Optimal Branch Exchange for Distribution System Reconfiguration

TL;DR

This paper introduces an efficient algorithm for optimizing branch exchange steps in distribution system reconfiguration, using convex relaxation of power flow to improve solution quality and provide bounds on optimality.

Contribution

It proposes a novel algorithm based on convex relaxation for optimizing branch exchanges, with proven optimality under certain conditions and demonstrated effectiveness on real-world feeders.

Findings

Algorithm achieves near-optimal solutions efficiently.

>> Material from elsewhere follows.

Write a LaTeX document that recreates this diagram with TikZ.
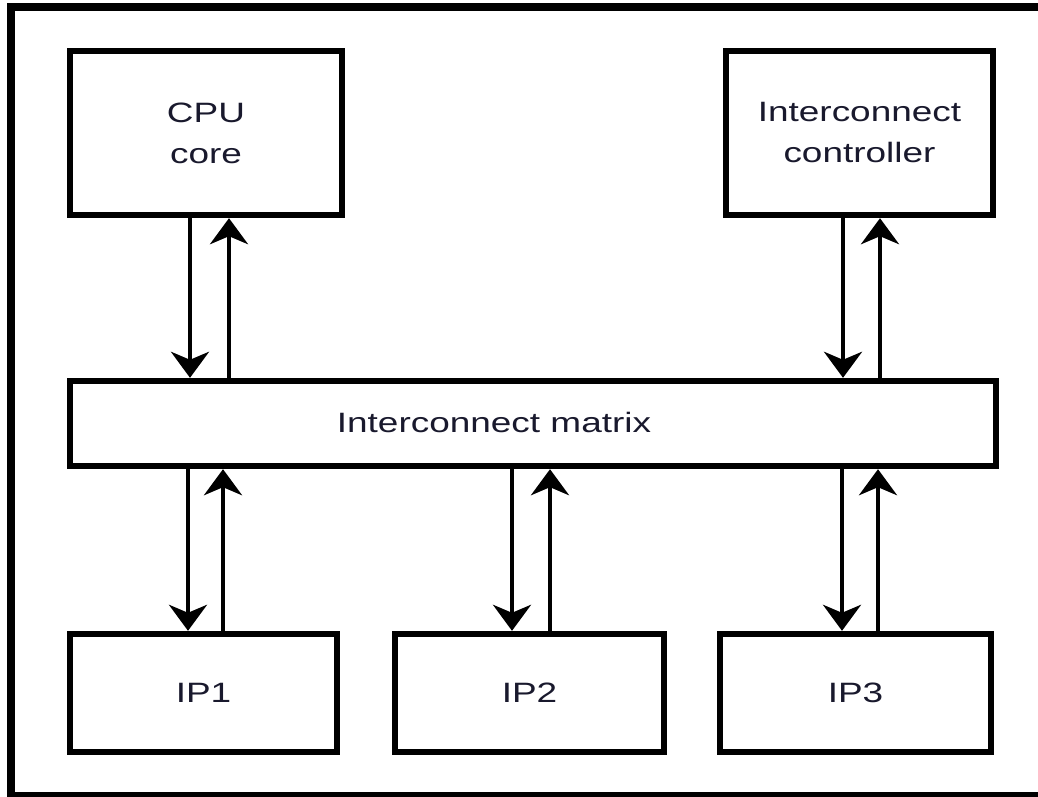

Provides bounds on the optimality gap.

Proven optimality when voltage magnitudes are uniform.

Abstract

The feeder reconfiguration problem chooses the on/off status of the switches in a distribution network in order to minimize a certain cost such as power loss. It is a mixed integer nonlinear program and hence hard to solve. A popular heuristic search consists of repeated application of branch exchange, where some loads are transferred from one feeder to another feeder while maintaining the radial structure of the network, until no load transfer can further reduce the cost. Optimizing each branch exchange step is itself a mixed integer nonlinear program. In this paper we propose an efficient algorithm for optimizing a branch exchange step. It uses an AC power flow model and is based on the recently developed convex relaxation of optimal power flow. We provide a bound on the gap between the optimal cost and that of our solution. We prove that our algorithm is optimal when the voltage magnitudes are the same at all buses. We illustrate the effectiveness of our algorithm through the simulation of real- world distribution feeders.